Reduction in operating and support (O&S) Costs
Longer component life will lead to cost avoidance and the immediate ability to troubleshoot failure will remove soldiers guess work and better the aircraft availability
It is generally accepted that less vibration is better than more vibration.
Potential benefits can include longer life to dynamic components, as well as
second order benefits to other parts of the airframe to include longer life to
avionics, component mounts, and the fuselage. Longer component life will lead to
cost avoidance savings and better aircraft availability.
Cost savings implications for CDB go beyond the individual event of eliminating
vibration or finding the source of the problem, as welcome as they are. The
greater financial implications are to be realized over the life of the airframe.
The CDB program can significantly maximize component life, not just in the
drivetrain, but also throughout the airframe, to include avionics.
CDB can add many more years to the planned life of the Apache airframe, saving
the user significant amount of money.
Aircraft owners agree that component vibration levels are deteriorating over
time. Some aircraft platforms have monitoring systems that quickly become part
of the maintenance process to try and identify or even solve vibration problems.
(Where, when, why, etc..). When the onboard monitoring system is alerting for
high vibrations, the maintenance procedures instructing the soldier to check a
few options with the intention to try and find the root cause of the problem. At
one point ('the spending point') the procedure calls for part replacements
(before their TBO's) in order to continue to "try" and solve the problem. In
most cases, the unit will replace parts until "they get the right combination"

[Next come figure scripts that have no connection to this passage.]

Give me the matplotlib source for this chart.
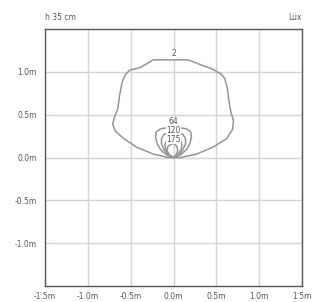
import numpy as np
import matplotlib.pyplot as plt

ticks = [-1.5, -1.0, -0.5, 0.0, 0.5, 1.0, 1.5]
tick_labels = ['-1.5m', '-1.0m', '-0.5m', '0.0m', '0.5m', '1.0m', '1.5m']

# isolux contours (x, y in m)
lux2_x = [0.0, -0.06, -0.235, -0.43, -0.58, -0.68, -0.71, -0.69, -0.65, -0.63, -0.60, -0.56,
          -0.51, -0.39, -0.27, -0.24, -0.02, 0.17, 0.25, 0.35, 0.46, 0.56, 0.60, 0.63, 0.65,
          0.67, 0.70, 0.69, 0.62, 0.46, 0.27, 0.08, 0.0]
lux2_y = [0.0, 0.0, 0.04, 0.12, 0.22, 0.31, 0.39, 0.47, 0.57, 0.72, 0.88, 0.97,
          1.02, 1.05, 1.12, 1.14, 1.14, 1.14, 1.11, 1.07, 1.03, 0.97, 0.92, 0.80, 0.64,
          0.53, 0.43, 0.33, 0.22, 0.12, 0.04, 0.0, 0.0]

lux64_x = [0.0, -0.08, -0.15, -0.19, -0.21, -0.20, -0.15, -0.06, 0.0, 0.06, 0.15, 0.20, 0.21,
           0.19, 0.15, 0.08, 0.0]
lux64_y = [0.0, 0.03, 0.09, 0.16, 0.24, 0.30, 0.335, 0.35, 0.35, 0.35, 0.335, 0.30, 0.24,
           0.16, 0.09, 0.03, 0.0]

lux120_x = [0.0, -0.06, -0.11, -0.14, -0.14, -0.11, -0.05, 0.0, 0.05, 0.11, 0.14, 0.14, 0.11, 0.06, 0.0]
lux120_y = [0.0, 0.03, 0.09, 0.16, 0.22, 0.27, 0.295, 0.30, 0.295, 0.27, 0.22, 0.16, 0.09, 0.03, 0.0]

lux175_x = [0.0, -0.05, -0.09, -0.10, -0.08, -0.03, 0.0, 0.03, 0.08, 0.10, 0.09, 0.05, 0.0]
lux175_y = [0.0, 0.03, 0.09, 0.15, 0.20, 0.225, 0.23, 0.225, 0.20, 0.15, 0.09, 0.03, 0.0]

luxmax_x = [0.0, -0.05, -0.075, -0.065, -0.02, 0.01, 0.04, 0.05, 0.03, 0.0]
luxmax_y = [0.0, 0.03, 0.08, 0.13, 0.16, 0.16, 0.13, 0.08, 0.03, 0.0]

labels = ['2', '64', '120', '175']
label_y = [1.21, 0.42, 0.31, 0.215]

fig = plt.figure(figsize=(3.2, 3.02), dpi=100)
ax = fig.add_axes([45/320, 16/302, 257/320, 257/302])

line_c = '#949494'
for xs, ys in [(lux2_x, lux2_y), (lux64_x, lux64_y), (lux120_x, lux120_y),
               (lux175_x, lux175_y), (luxmax_x, luxmax_y)]:
    ax.plot(xs, ys, color=line_c, lw=1.1, zorder=3, solid_joinstyle='round')

for t, y in zip(labels, label_y):
    ax.text(0.0, y, t, fontsize=5.5, color='#555555', ha='center', va='center', zorder=4,
            bbox=dict(facecolor='white', edgecolor='none', pad=0.2))

ax.set_xlim(-1.5, 1.5)
ax.set_ylim(-1.5, 1.5)
ax.set_xticks(ticks)
ax.set_yticks(ticks[1:-1])
ax.set_xticklabels(tick_labels)
ax.set_yticklabels(tick_labels[1:-1])
ax.grid(True, color='#d4d4d4', lw=1.0)
ax.set_axisbelow(True)
ax.tick_params(direction='in', length=3, color='#cccccc', labelsize=5.5,
               labelcolor='#555555')
ax.tick_params(axis='x', pad=4.5)
ax.tick_params(axis='y', pad=6)
for s in ax.spines.values():
    s.set_color('#555555')
    s.set_linewidth(1.0)

fig.text(45/320, 1 - 18/302, 'h 35 cm', fontsize=5.5, color='#555555', ha='left', va='center')
fig.text(302/320, 1 - 18/302, 'Lux', fontsize=5.5, color='#555555', ha='right', va='center')

plt.savefig('out.png', dpi=100)
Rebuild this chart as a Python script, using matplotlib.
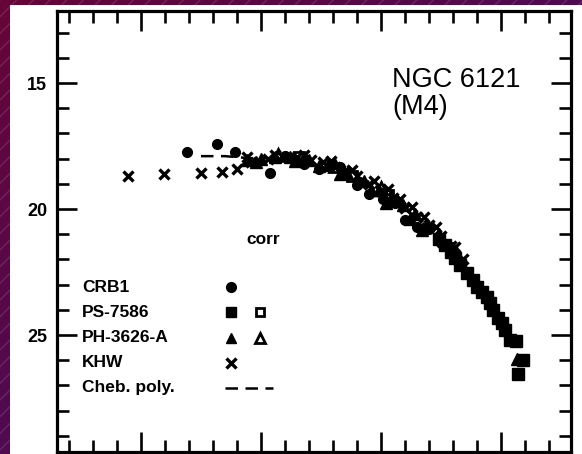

and the indicators will confirm that the vibrations are reduced. What is
happening is that the root cause of the vibration problem is not eliminated, the
vibration is just "reduced temporarily" by compensating for part replacement and
the change contributes to the balancing of the aircraft. Since the root cause of
the problem still exists, the vibration indicator will soon show high vibration
and the unit will replace parts again. So, at one point ("the spending point") a
maintenance process calls for component replacement as a way to try to solve
vibration problems and put the aircraft back in service.
When the CDB Solution is applied, the entire aircraft is balanced and vibrations
are reduced to very low limits by "eliminating the root cause of the problem".
Under these new conditions, when the aircraft is flying more hours, the increase
of vibration is less dramatic (very low vibration deterioration rate) and always
below limits, therefore the aircraft never reaches the "spending point".
Furthermore, in order to ensure that the aircraft will never reach the spending
point, a CDB application may be applied every 250 flight hours and be part of
routine maintenance process.
In the data taken from the Apache trials, we are seeing a shift from unscheduled
to scheduled maintenance with a significant reduction in NMCM time. This
reduction in unscheduled maintenance lifts the burden on the soldier in
maintenance man-hours. Reducing unscheduled maintenance actions results in a
reduction of indirect maintenance actions. Indirect maintenance actions occur
when aircraft components and or special tools become damaged due to the
performance of the unscheduled maintenance events.
Additional benefits include a smaller logistics footprint over time as dynamic
components achieve greater on-aircraft time, which in turn reduces the
logistical costs of getting components shipped to depot, depot costs of
rebuilding, and shipping back to a unit. CDB also provides intangible results
that are significant but difficult to measure such as Increased crew confidence
in the aircraft, (sense of safety), enhanced aircraft performance and more...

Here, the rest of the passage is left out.